_Figure scripts_
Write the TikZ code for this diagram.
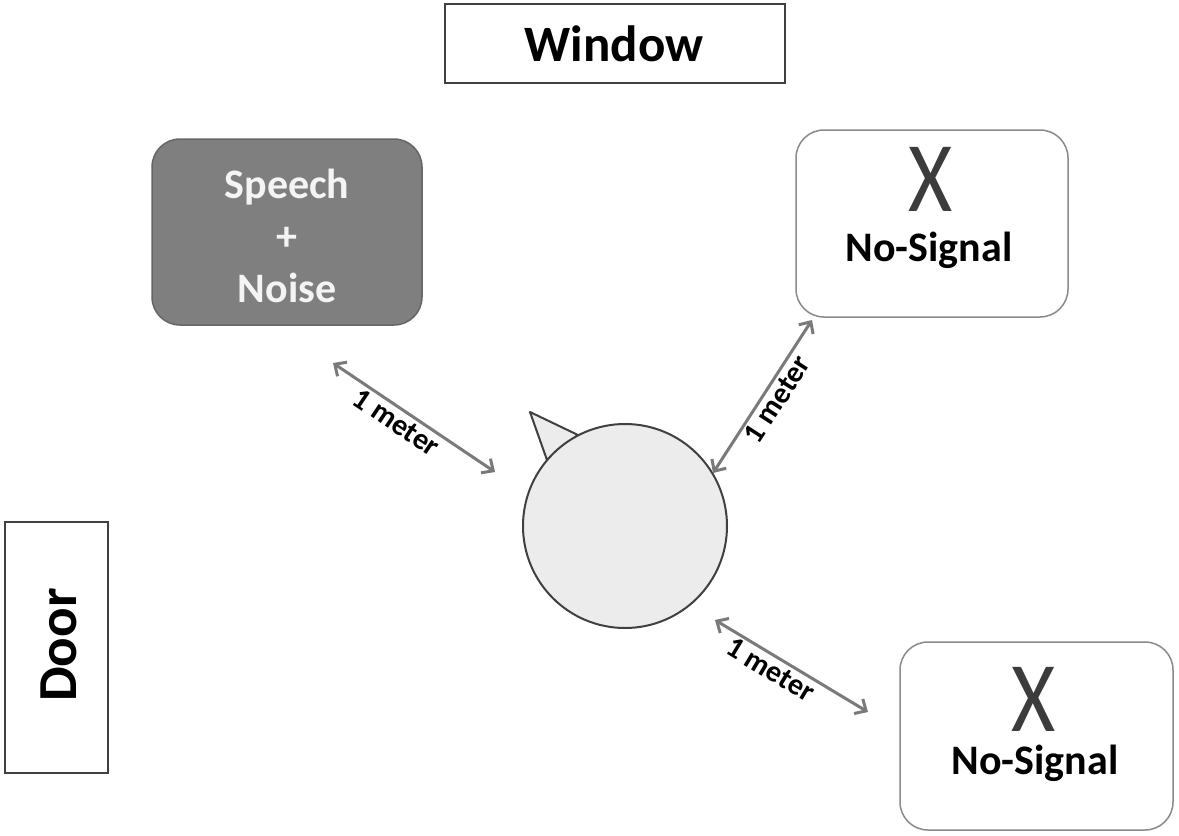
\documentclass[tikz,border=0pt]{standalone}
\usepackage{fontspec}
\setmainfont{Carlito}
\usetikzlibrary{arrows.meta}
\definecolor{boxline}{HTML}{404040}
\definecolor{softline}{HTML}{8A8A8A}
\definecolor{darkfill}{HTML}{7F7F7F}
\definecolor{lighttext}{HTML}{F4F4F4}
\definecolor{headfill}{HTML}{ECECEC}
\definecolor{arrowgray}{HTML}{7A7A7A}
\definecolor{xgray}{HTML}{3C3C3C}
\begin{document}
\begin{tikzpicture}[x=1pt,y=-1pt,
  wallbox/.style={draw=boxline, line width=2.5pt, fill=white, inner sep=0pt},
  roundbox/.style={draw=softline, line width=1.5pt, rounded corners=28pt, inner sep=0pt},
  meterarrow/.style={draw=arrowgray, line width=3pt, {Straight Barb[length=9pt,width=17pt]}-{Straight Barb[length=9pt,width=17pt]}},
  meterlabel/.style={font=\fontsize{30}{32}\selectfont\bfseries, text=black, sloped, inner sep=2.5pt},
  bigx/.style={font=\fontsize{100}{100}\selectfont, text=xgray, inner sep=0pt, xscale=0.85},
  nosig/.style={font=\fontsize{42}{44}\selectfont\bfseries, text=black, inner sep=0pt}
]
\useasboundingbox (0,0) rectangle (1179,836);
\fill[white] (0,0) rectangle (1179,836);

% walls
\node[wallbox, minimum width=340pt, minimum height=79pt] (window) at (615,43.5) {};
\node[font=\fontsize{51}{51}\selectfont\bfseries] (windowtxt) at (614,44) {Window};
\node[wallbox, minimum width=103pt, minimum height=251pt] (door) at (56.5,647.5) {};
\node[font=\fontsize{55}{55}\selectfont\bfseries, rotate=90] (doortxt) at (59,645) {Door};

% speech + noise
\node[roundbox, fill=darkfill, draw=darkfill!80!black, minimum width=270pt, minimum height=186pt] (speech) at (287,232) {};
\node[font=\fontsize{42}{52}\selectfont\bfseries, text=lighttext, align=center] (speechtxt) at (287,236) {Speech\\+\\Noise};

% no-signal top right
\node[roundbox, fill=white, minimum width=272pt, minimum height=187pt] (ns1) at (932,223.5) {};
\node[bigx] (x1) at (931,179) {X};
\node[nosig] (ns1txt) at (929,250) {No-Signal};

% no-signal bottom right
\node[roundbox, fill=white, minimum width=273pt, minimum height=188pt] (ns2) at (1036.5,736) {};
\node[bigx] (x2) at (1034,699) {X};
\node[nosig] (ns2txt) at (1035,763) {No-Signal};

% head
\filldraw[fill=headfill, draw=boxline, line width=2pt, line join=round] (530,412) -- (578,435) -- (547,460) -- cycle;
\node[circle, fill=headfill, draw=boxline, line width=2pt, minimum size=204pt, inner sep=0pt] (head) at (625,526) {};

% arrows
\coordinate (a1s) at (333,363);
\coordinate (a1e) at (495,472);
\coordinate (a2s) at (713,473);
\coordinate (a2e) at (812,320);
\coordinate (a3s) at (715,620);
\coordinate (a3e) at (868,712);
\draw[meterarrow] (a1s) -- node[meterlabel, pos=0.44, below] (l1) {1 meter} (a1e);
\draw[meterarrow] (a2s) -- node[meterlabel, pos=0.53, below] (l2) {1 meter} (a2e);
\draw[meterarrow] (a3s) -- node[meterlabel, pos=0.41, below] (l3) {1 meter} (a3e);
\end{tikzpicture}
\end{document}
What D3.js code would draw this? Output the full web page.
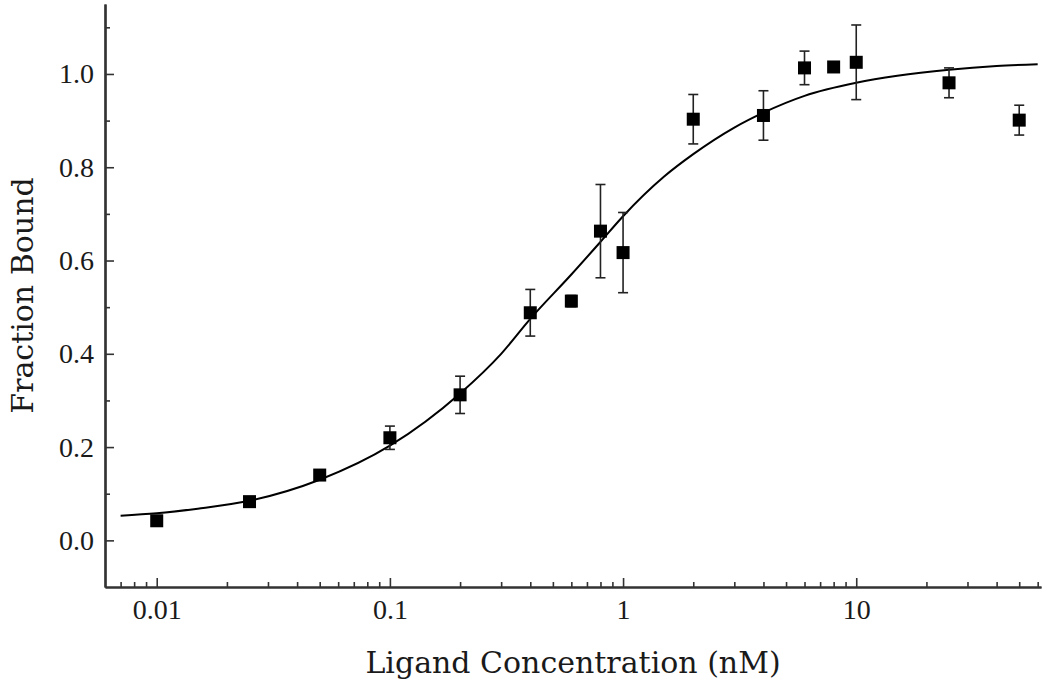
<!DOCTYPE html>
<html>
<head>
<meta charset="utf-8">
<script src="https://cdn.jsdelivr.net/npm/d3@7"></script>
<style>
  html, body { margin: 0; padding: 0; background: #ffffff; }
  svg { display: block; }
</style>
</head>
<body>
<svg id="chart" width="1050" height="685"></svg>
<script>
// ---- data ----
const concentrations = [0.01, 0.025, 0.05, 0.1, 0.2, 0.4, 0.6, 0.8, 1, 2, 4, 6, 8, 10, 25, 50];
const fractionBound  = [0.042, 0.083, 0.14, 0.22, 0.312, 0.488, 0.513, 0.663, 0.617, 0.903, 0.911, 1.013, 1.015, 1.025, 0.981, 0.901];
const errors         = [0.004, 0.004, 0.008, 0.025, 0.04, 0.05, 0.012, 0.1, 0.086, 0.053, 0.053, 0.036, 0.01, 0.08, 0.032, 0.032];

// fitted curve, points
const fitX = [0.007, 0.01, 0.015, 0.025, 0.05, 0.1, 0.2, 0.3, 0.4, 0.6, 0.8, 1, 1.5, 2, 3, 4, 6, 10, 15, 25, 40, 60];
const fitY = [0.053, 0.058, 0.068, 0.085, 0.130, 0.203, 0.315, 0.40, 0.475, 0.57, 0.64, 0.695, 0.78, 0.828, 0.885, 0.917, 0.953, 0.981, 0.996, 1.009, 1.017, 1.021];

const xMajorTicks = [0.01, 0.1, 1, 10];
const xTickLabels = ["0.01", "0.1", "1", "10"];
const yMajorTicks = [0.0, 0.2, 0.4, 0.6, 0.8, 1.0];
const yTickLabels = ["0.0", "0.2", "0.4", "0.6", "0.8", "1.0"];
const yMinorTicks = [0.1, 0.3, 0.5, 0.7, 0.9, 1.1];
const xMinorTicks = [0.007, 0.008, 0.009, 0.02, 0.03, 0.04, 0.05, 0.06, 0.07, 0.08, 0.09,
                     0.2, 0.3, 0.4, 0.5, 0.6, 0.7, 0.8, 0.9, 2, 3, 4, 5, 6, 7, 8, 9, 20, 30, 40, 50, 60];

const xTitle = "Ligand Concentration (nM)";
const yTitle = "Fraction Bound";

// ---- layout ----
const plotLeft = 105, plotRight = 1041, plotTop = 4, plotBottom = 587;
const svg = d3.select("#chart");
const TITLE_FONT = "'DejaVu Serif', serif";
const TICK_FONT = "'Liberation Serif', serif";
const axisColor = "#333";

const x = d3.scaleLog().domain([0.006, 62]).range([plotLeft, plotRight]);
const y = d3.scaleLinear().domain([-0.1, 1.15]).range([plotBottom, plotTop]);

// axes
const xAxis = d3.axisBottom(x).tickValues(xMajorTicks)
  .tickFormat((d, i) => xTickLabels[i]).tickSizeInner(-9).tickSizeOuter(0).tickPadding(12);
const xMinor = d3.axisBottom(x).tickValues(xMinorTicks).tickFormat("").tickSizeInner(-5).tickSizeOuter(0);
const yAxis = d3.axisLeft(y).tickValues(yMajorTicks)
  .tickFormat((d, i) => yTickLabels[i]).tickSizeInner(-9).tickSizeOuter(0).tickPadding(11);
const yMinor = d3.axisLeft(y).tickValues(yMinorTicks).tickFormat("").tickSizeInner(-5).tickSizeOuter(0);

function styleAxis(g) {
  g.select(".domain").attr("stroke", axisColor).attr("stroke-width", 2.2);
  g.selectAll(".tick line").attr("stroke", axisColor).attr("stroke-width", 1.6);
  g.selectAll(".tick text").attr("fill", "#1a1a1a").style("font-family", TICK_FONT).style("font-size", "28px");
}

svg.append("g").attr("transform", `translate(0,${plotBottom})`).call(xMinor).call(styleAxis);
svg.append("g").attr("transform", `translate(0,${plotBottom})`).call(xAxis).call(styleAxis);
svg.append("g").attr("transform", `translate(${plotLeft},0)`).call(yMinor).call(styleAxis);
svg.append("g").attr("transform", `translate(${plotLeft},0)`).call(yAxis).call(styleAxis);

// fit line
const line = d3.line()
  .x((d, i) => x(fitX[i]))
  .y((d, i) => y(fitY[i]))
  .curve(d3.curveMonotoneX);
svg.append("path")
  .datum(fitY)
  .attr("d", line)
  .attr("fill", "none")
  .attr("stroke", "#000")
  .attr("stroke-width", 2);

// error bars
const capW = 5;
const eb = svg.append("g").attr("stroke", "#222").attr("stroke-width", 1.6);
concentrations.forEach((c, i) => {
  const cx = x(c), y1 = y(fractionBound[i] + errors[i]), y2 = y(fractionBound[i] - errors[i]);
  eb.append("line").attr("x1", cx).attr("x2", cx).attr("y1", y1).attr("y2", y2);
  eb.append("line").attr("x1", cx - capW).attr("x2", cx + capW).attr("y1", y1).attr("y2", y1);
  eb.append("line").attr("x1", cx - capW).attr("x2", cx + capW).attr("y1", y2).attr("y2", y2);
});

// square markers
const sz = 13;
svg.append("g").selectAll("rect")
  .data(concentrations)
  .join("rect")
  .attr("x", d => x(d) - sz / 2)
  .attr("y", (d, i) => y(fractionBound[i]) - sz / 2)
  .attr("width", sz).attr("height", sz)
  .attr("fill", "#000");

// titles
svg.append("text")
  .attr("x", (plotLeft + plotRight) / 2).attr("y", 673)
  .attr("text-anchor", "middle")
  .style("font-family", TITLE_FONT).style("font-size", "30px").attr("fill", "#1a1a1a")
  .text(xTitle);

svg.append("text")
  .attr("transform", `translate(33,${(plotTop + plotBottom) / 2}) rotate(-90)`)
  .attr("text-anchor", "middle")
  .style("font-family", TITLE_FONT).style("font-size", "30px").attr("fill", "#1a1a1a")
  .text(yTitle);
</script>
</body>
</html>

_Short task_
Output word for word the lines running from the one containing "What D3.js code" to the one containing "1.009, 1.017, 1.021];", both included, leaving out the pictures.

_Expected answer_
What D3.js code would draw this? Output the full web page.
<!DOCTYPE html>
<html>
<head>
<meta charset="utf-8">
<script src="https://cdn.jsdelivr.net/npm/d3@7"></script>
<style>
  html, body { margin: 0; padding: 0; background: #ffffff; }
  svg { display: block; }
</style>
</head>
<body>
<svg id="chart" width="1050" height="685"></svg>
<script>
// ---- data ----
const concentrations = [0.01, 0.025, 0.05, 0.1, 0.2, 0.4, 0.6, 0.8, 1, 2, 4, 6, 8, 10, 25, 50];
const fractionBound  = [0.042, 0.083, 0.14, 0.22, 0.312, 0.488, 0.513, 0.663, 0.617, 0.903, 0.911, 1.013, 1.015, 1.025, 0.981, 0.901];
const errors         = [0.004, 0.004, 0.008, 0.025, 0.04, 0.05, 0.012, 0.1, 0.086, 0.053, 0.053, 0.036, 0.01, 0.08, 0.032, 0.032];

// fitted curve, points
const fitX = [0.007, 0.01, 0.015, 0.025, 0.05, 0.1, 0.2, 0.3, 0.4, 0.6, 0.8, 1, 1.5, 2, 3, 4, 6, 10, 15, 25, 40, 60];
const fitY = [0.053, 0.058, 0.068, 0.085, 0.130, 0.203, 0.315, 0.40, 0.475, 0.57, 0.64, 0.695, 0.78, 0.828, 0.885, 0.917, 0.953, 0.981, 0.996, 1.009, 1.017, 1.021];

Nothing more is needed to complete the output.